A speech-impaired army veteran works as a bottle collector and lives in a shanty ghetto with a woman who depends on him to bring back a bottle of saki every evening. One morning, on a collection trip, he chances upon an abandoned baby girl in a basket with a note that says "Please give baby Mei a good home." He brings Mei home to raise as his own.

However, his companion is visibly upset with the presence of Mei and the attention he lavishes on her. The next evening, he decides to buy a can of powdered condensed milk for Mei at the expense of the saki. Upon reaching home, his companion bruises his eye. The next evening he brings home a bottle of saki but his companion had left him and Mei with a neighbor.

The man dotes on her and the neighbors also protect and love her. Mei eventually grows up into a beautiful young woman. She meets a singer-songwriter and they traverse the bar scene as a singing couple. They are talent-spotted by a record producer-manager looking for new talent. However, the record producer only wants Mei, not her boyfriend.

Mei signs a contract with the producer as her manager. Her manager reinvents Mei's image by masking her native and Taiwanese Hokkien linguistic origins, portraying her as the daughter of a rich and respectable family that has since emigrated to the United States, with Mei deciding to stay behind to pursue her singing career. Mei's popularity explodes while her boyfriend languishes along with her father and friends. Her neighbors are upset that she has abandoned her father for fame and fortune. When she returns, her neighbors and dad show up at a publicity party her manager threw for her, where the manager denies her relationship with her father. Mei shuns her father and friends.

One evening, Mei attempts to visit her father without knowing that her ghetto was forcibly demolished by city authorities and where they relocated to. Coincidentally, his father's former companion arrives and ask her about the whereabouts of a friend she has missed for twenty years. However, Mei and her father's former girlfriend are unaware of their connection.

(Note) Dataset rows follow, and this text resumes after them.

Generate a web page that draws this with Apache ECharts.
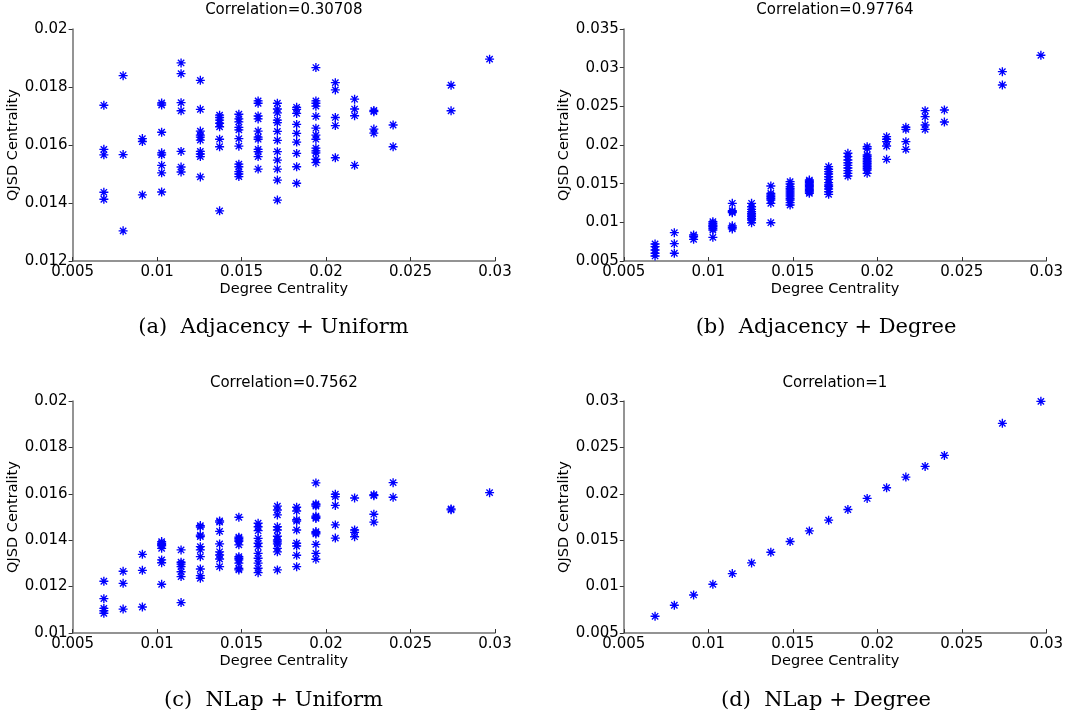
<!DOCTYPE html>
<html>
<head>
<meta charset="utf-8">
<title>QJSD vs Degree Centrality</title>
<script src="https://cdn.jsdelivr.net/npm/echarts@6/dist/echarts.min.js"></script>
<style>
  html, body { margin: 0; padding: 0; background: #ffffff; }
  #chart { width: 1067px; height: 722px; }
</style>
</head>
<body>
<div id="chart"></div>
<script>
// Degree centrality of each node group (one column of points per degree value)
const degree = [0.00685, 0.00799, 0.00913, 0.01027, 0.01142, 0.01256, 0.0137, 0.01484, 0.01598,
                0.01712, 0.01826, 0.0194, 0.02055, 0.02169, 0.02283, 0.02397, 0.0274, 0.02968];

// QJSD centrality values, grouped by the degree column they belong to
const adjUniform = [
  [0.01737, 0.01585, 0.01566, 0.01437, 0.01413],
  [0.01839, 0.01567, 0.01304],
  [0.01622, 0.01612, 0.01428],
  [0.01745, 0.01738, 0.01644, 0.01573, 0.01566, 0.0153, 0.01504, 0.01438],
  [0.01883, 0.01846, 0.01746, 0.01718, 0.01578, 0.01524, 0.01507],
  [0.01823, 0.01723, 0.01648, 0.01634, 0.01627, 0.01617, 0.01578, 0.01569, 0.0156, 0.0149],
  [0.01703, 0.01695, 0.01686, 0.01675, 0.01663, 0.0162, 0.01594, 0.01373],
  [0.01706, 0.0169, 0.0168, 0.01661, 0.01652, 0.01622, 0.01596, 0.01534, 0.01525, 0.01508, 0.015, 0.01491],
  [0.01752, 0.01744, 0.017, 0.0169, 0.01648, 0.01627, 0.0162, 0.01585, 0.01577, 0.0156, 0.01517],
  [0.01744, 0.01724, 0.01711, 0.01686, 0.01677, 0.01647, 0.01616, 0.01577, 0.01548, 0.01517, 0.01479, 0.0141],
  [0.0173, 0.01723, 0.01709, 0.01671, 0.0164, 0.0161, 0.01571, 0.01525, 0.01468],
  [0.01867, 0.01752, 0.01744, 0.01734, 0.01699, 0.01658, 0.01634, 0.0162, 0.01589, 0.0158, 0.01573, 0.01551, 0.01539],
  [0.01815, 0.0179, 0.01695, 0.01667, 0.01556],
  [0.01758, 0.01724, 0.01701, 0.0153],
  [0.01719, 0.01715, 0.01655, 0.01641],
  [0.01669, 0.01594],
  [0.01806, 0.01718],
  [0.01896]
];

const adjDegree = [
  [0.0072, 0.00685, 0.00642, 0.006, 0.00565],
  [0.00866, 0.00724, 0.006],
  [0.00836, 0.00814, 0.0078],
  [0.01008, 0.00987, 0.00966, 0.00955, 0.00944, 0.00923, 0.00901, 0.00806],
  [0.01246, 0.0115, 0.01138, 0.01125, 0.00955, 0.00935, 0.00915],
  [0.01246, 0.01202, 0.01168, 0.01138, 0.01116, 0.01095, 0.01073, 0.01052, 0.0103, 0.00995],
  [0.0147, 0.01375, 0.01353, 0.01332, 0.01311, 0.01289, 0.01246, 0.00995],
  [0.01526, 0.01496, 0.01461, 0.0144, 0.01418, 0.01392, 0.01366, 0.01341, 0.01311, 0.01289, 0.01254, 0.01224],
  [0.01547, 0.01531, 0.01513, 0.01496, 0.01479, 0.01461, 0.01444, 0.01427, 0.01409, 0.01392, 0.01375],
  [0.0172, 0.01686, 0.01655, 0.01625, 0.0159, 0.01556, 0.01513, 0.01483, 0.01461, 0.01431, 0.01396, 0.01362],
  [0.01893, 0.01849, 0.01806, 0.01771, 0.01737, 0.01703, 0.01668, 0.01634, 0.01599],
  [0.01978, 0.01952, 0.01871, 0.01849, 0.01828, 0.01806, 0.01784, 0.01763, 0.01741, 0.0172, 0.01699, 0.01677, 0.01634],
  [0.02108, 0.02074, 0.02043, 0.01987, 0.01815],
  [0.02229, 0.02203, 0.02043, 0.01944],
  [0.02444, 0.02366, 0.02259, 0.02203],
  [0.02453, 0.02297],
  [0.02948, 0.02776],
  [0.0316]
];

const nlapUniform = [
  [0.01223, 0.01148, 0.01106, 0.01096, 0.01085],
  [0.01266, 0.01214, 0.01103],
  [0.01339, 0.0127, 0.01112],
  [0.01394, 0.01387, 0.01381, 0.01376, 0.01365, 0.01315, 0.01303, 0.0121],
  [0.01358, 0.01305, 0.01297, 0.01286, 0.01264, 0.01243, 0.01131],
  [0.01463, 0.01457, 0.01422, 0.01416, 0.01372, 0.01358, 0.01329, 0.01276, 0.01247, 0.01236],
  [0.01483, 0.01478, 0.01438, 0.01384, 0.0135, 0.01336, 0.01319, 0.01286],
  [0.01499, 0.01413, 0.01408, 0.01401, 0.01395, 0.0138, 0.01329, 0.01322, 0.01315, 0.01301, 0.01278, 0.01272],
  [0.01473, 0.01458, 0.01441, 0.01408, 0.01387, 0.01372, 0.01343, 0.01322, 0.01301, 0.01279, 0.0126],
  [0.01547, 0.0153, 0.01509, 0.01458, 0.01444, 0.01417, 0.01401, 0.01393, 0.01384, 0.01365, 0.0135, 0.01272],
  [0.01542, 0.01526, 0.01488, 0.01482, 0.01444, 0.01387, 0.01375, 0.01335, 0.01286],
  [0.01647, 0.01556, 0.01552, 0.01547, 0.01504, 0.01499, 0.01494, 0.01437, 0.01432, 0.01427, 0.01382, 0.01343, 0.01318],
  [0.01598, 0.01588, 0.0155, 0.01466, 0.01409],
  [0.01582, 0.01444, 0.01434, 0.01415],
  [0.01596, 0.01592, 0.01512, 0.01478],
  [0.01648, 0.01585],
  [0.01535, 0.01531],
  [0.01605]
];

const nlapDegree = [
  [0.0068], [0.00799], [0.0091], [0.01025], [0.0114], [0.01255], [0.0137], [0.01486], [0.016],
  [0.01716], [0.01831], [0.0195], [0.02065], [0.0218], [0.02295], [0.02414], [0.02759], [0.02996]
];

// Panel headings and sub-captions
const correlations = ['Correlation=0.30708', 'Correlation=0.97764', 'Correlation=0.7562', 'Correlation=1'];
const captions = ['(a)  Adjacency + Uniform', '(b)  Adjacency + Degree', '(c)  NLap + Uniform', '(d)  NLap + Degree'];

// y-axis ranges for the four panels: [min, max, interval]
const yRanges = [
  [0.012, 0.02, 0.002],
  [0.005, 0.035, 0.005],
  [0.01, 0.02, 0.002],
  [0.005, 0.03, 0.005]
];
const xRange = [0.005, 0.03, 0.005];

const panelValues = [adjUniform, adjDegree, nlapUniform, nlapDegree];

// Eight-armed asterisk marker built from four thin bars
const STAR = 'path://M-1.5,-10 L1.5,-10 L1.5,10 L-1.5,10 Z ' +
  'M-10,-1.5 L10,-1.5 L10,1.5 L-10,1.5 Z ' +
  'M-6,-8.1 L8.1,6 L6,8.1 L-8.1,-6 Z ' +
  'M6,-8.1 L8.1,-6 L-6,8.1 L-8.1,6 Z';

const grids = [
  { left: 72.6, top: 29, width: 422.4, height: 232 },
  { left: 623.8, top: 29, width: 422.5, height: 232 },
  { left: 72.6, top: 401, width: 422.4, height: 232 },
  { left: 623.8, top: 401, width: 422.5, height: 232 }
];

const SANS = '"DejaVu Sans", "Liberation Sans", Arial, sans-serif';
const SERIF = '"DejaVu Serif", "Liberation Serif", serif';
const AXIS_COLOR = '#707070';

function fmt(v) {
  return String(parseFloat(v.toFixed(5)));
}

const xAxes = grids.map((g, i) => ({
  type: 'value',
  gridIndex: i,
  min: xRange[0], max: xRange[1], interval: xRange[2],
  name: 'Degree Centrality',
  nameLocation: 'middle',
  nameGap: 21,
  nameTextStyle: { fontFamily: SANS, fontSize: 14.5, color: '#000' },
  axisLine: { show: true, onZero: false, lineStyle: { color: AXIS_COLOR, width: 1.5 } },
  axisTick: { show: true, inside: true, length: 4, lineStyle: { color: '#333', width: 1 } },
  axisLabel: { show: true, margin: 4, fontFamily: SANS, fontSize: 15, color: '#000',
               showMinLabel: true, showMaxLabel: true, formatter: fmt },
  splitLine: { show: false }
}));

const yAxes = grids.map((g, i) => ({
  type: 'value',
  gridIndex: i,
  min: yRanges[i][0], max: yRanges[i][1], interval: yRanges[i][2],
  name: 'QJSD Centrality',
  nameLocation: 'middle',
  nameGap: 45,
  nameRotate: 90,
  nameTextStyle: { fontFamily: SANS, fontSize: 14.5, color: '#000' },
  axisLine: { show: true, onZero: false, lineStyle: { color: AXIS_COLOR, width: 1.5 } },
  axisTick: { show: true, inside: false, length: 4, lineStyle: { color: '#333', width: 1 } },
  axisLabel: { show: true, margin: 5, fontFamily: SANS, fontSize: 15, color: '#000',
               showMinLabel: true, showMaxLabel: true, formatter: fmt },
  splitLine: { show: false }
}));

const series = panelValues.map((cols, i) => {
  const data = [];
  cols.forEach((ys, c) => ys.forEach(y => data.push([degree[c], y])));
  return {
    type: 'scatter',
    xAxisIndex: i,
    yAxisIndex: i,
    symbol: STAR,
    symbolSize: 9,
    itemStyle: { color: '#0000ff', opacity: 1 },
    emphasis: { disabled: true },
    silent: true,
    animation: false,
    data: data
  };
});

const centersX = [283.8, 835];
const graphics = [];
correlations.forEach((t, i) => {
  graphics.push({
    type: 'text',
    x: centersX[i % 2],
    y: i < 2 ? 10 : 383,
    style: { text: t, fontFamily: SANS, fontSize: 15, fill: '#000',
             textAlign: 'center', textVerticalAlign: 'middle' },
    silent: true
  });
});
const captionX = [273.5, 826];
captions.forEach((t, i) => {
  graphics.push({
    type: 'text',
    x: captionX[i % 2],
    y: i < 2 ? 328 : 701,
    style: { text: t, fontFamily: SERIF, fontSize: 21, fill: '#000',
             textAlign: 'center', textVerticalAlign: 'middle' },
    silent: true
  });
});

const chart = echarts.init(document.getElementById('chart'), null, { renderer: 'canvas' });
chart.setOption({
  backgroundColor: '#ffffff',
  animation: false,
  grid: grids,
  xAxis: xAxes,
  yAxis: yAxes,
  series: series,
  graphic: graphics
});
</script>
</body>
</html>
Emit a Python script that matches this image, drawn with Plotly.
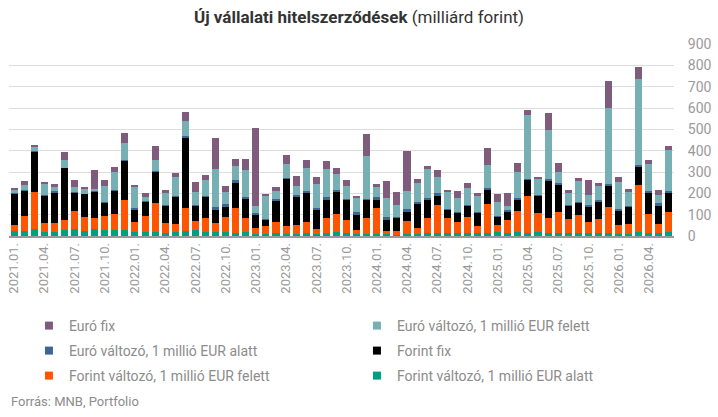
import plotly.graph_objects as go

# havi kategóriák 2021.01. - 2026.06.
months = [f"{y}.{m:02d}." for y in range(2021, 2027) for m in range(1, 13)][:66]
tick_labels = months[::3]

# milliárd forint, alulról felfelé halmozva
forint_valt_alatt = [23, 23, 33, 20, 20, 30, 33, 23, 33, 30, 30, 30,
                     20, 20, 20, 14, 20, 23, 30, 20, 20, 20, 14, 20,
                     9, 9, 14, 9, 9, 14, 9, 14, 19, 14, 9, 9,
                     9, 9, 5, 9, 9, 14, 14, 14, 14, 14, 14, 14,
                     19, 14, 19, 14, 19, 14, 14, 14, 14, 14, 14, 14,
                     9, 9, 19, 14, 14, 19]
forint_valt_felett = [28, 72, 174, 42, 42, 45, 85, 66, 52, 64, 74, 139,
                      45, 74, 135, 47, 36, 108, 41, 64, 41, 69, 117, 64,
                      28, 38, 52, 38, 42, 52, 24, 70, 85, 61, 19, 75,
                      122, 14, 19, 61, 28, 70, 131, 70, 52, 75, 33, 136,
                      33, 61, 99, 174, 89, 70, 99, 66, 85, 52, 66, 122,
                      42, 47, 221, 89, 42, 94]
forint_fix = [146, 120, 188, 130, 144, 244, 84, 108, 122, 61, 108, 183,
              61, 66, 146, 80, 127, 329, 70, 99, 61, 47, 122, 94,
              66, 28, 99, 221, 132, 136, 89, 89, 103, 94, 75, 85,
              42, 56, 61, 47, 117, 89, 47, 38, 42, 52, 61, 66,
              38, 42, 52, 75, 80, 174, 127, 61, 56, 70, 80, 99,
              70, 80, 85, 103, 89, 89]
euro_valt_alatt = [3, 2, 5, 2, 5, 2, 5, 2, 2, 5, 2, 5,
                   5, 5, 2, 5, 6, 9, 5, 5, 14, 14, 9, 5,
                   5, 5, 9, 5, 9, 9, 9, 9, 9, 5, 9, 5,
                   9, 9, 5, 9, 5, 5, 9, 5, 5, 6, 5, 9,
                   5, 5, 9, 5, 6, 9, 9, 5, 5, 9, 9, 9,
                   5, 5, 9, 5, 9, 9]
euro_valt_felett = [16, 22, 19, 50, 23, 36, 23, 25, 13, 75, 88, 80,
                    103, 19, 55, 56, 88, 70, 61, 75, 178, 56, 66, 127,
                    33, 108, 38, 66, 42, 108, 113, 132, 75, 61, 70, 202,
                    47, 89, 56, 85, 89, 136, 75, 80, 66, 78, 75, 108,
                    66, 19, 122, 299, 75, 230, 52, 56, 99, 47, 66, 357,
                    127, 66, 404, 127, 38, 193]
euro_fix = [9, 19, 9, 9, 9, 38, 33, 6, 89, 28, 23, 47,
            5, 19, 66, 14, 19, 42, 47, 24, 146, 28, 33, 52,
            366, 9, 19, 42, 47, 38, 33, 38, 28, 28, 5, 103,
            14, 80, 61, 188, 19, 14, 33, 9, 33, 23, 14, 80,
            38, 61, 42, 25, 5, 80, 42, 14, 14, 70, 14, 127,
            24, 14, 52, 19, 24, 19]

# (név, adatok, szín, jelmagyarázat-sor)
series = [
    ("Forint változó, 1 millió EUR alatt", forint_valt_alatt, "#00A07E", "legend3"),
    ("Forint változó, 1 millió EUR felett", forint_valt_felett, "#FF5500", "legend3"),
    ("Forint fix", forint_fix, "#000000", "legend2"),
    ("Euró változó, 1 millió EUR alatt", euro_valt_alatt, "#3E6592", "legend2"),
    ("Euró változó, 1 millió EUR felett", euro_valt_felett, "#76B0B4", "legend"),
    ("Euró fix", euro_fix, "#805C7C", "legend"),
]

fig = go.Figure()
for name, vals, color, leg in series:
    fig.add_trace(go.Bar(x=months, y=vals, name=name, showlegend=False,
                         marker=dict(color=color, line=dict(width=0))))
    # kisebb négyzet a jelmagyarázatba
    fig.add_trace(go.Scatter(x=[None], y=[None], mode="markers", name=name,
                             legend=leg, hoverinfo="skip",
                             marker=dict(symbol="square", size=8, color=color)))

grey = "#8c8c8c"
# a rajzterület 44..236 px között van (192 px)
def row_y(px):
    return -(px - 236) / 192

legend_style = dict(orientation="h", traceorder="reversed",
                    x=0.03, xanchor="left", yanchor="middle",
                    entrywidth=283, entrywidthmode="pixels",
                    font=dict(size=14, color=grey), itemclick=False,
                    bgcolor="rgba(0,0,0,0)")

fig.update_layout(
    width=718, height=417,
    barmode="stack", bargap=0.3,
    paper_bgcolor="white", plot_bgcolor="white",
    margin=dict(l=6, r=43, t=44, b=181),
    font=dict(family="Roboto", size=13, color=grey),
    title=dict(text="<b>Új vállalati hitelszerződések</b> (milliárd forint)",
               x=0.5, xanchor="center", y=0.958, yanchor="middle",
               font=dict(size=17, color="#333333")),
    legend=dict(legend_style, y=row_y(326)),
    legend2=dict(legend_style, y=row_y(351)),
    legend3=dict(legend_style, y=row_y(376)),
)
fig.update_xaxes(type="category", categoryorder="array", categoryarray=months,
                 tickvals=tick_labels, ticktext=tick_labels, tickangle=-90,
                 showline=True, linecolor="#9a9a9a", linewidth=1.5,
                 ticks="", tickfont=dict(size=13, color="#9a9a9a"))
fig.update_yaxes(side="right", range=[0, 900], dtick=100,
                 gridcolor="#dddddd", gridwidth=1, zeroline=False,
                 ticks="outside", ticklen=10, tickcolor="rgba(0,0,0,0)",
                 ticklabeloverflow="allow",
                 tickfont=dict(size=14, color="#9a9a9a"))

fig.add_annotation(text="Forrás: MNB, Portfolio", xref="paper", yref="paper",
                   x=0.0, y=row_y(401), xanchor="left", yanchor="middle",
                   showarrow=False, font=dict(size=13, color=grey))

fig.write_html("out.html", config={"displayModeBar": False},
               post_script="document.body.style.margin='0';")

Her father grows depressed and reflects on her years raising Mei. He collapses from depression and hypertension while watching her concert on TV with his neighbors. He is brought to the hospital dying and his widowed neighbor, with whom he has grown intimate, rushes to the concert to get Mei's attention. Mei reaches the hospital too late and breaks down in tears. Afterwards, she decides to sing a song about her father entitled "Any empty bottles for sale?", which her father used to shout in his native Hokkien during his collecting runs.

Social-political backdrop of the plot



The movie was released in 1983 amidst rejuvenated Taiwanese nationalist sentiment and the gradual liberalisation of Taiwanese media from the strangle hold of the mainland-Chinese dominated authoritarian government. During this period, there was renewed tensions between the local-born populace and migrants from mainland China.

The inclusion of the local dialect, Taiwanese Hokkien, was considered especially poignant as it had been banned by the government since the 1960s. It also depicts, for the first time in Taiwanese cinema, the controversial process of rapid urbanization through demolition-and-relocation.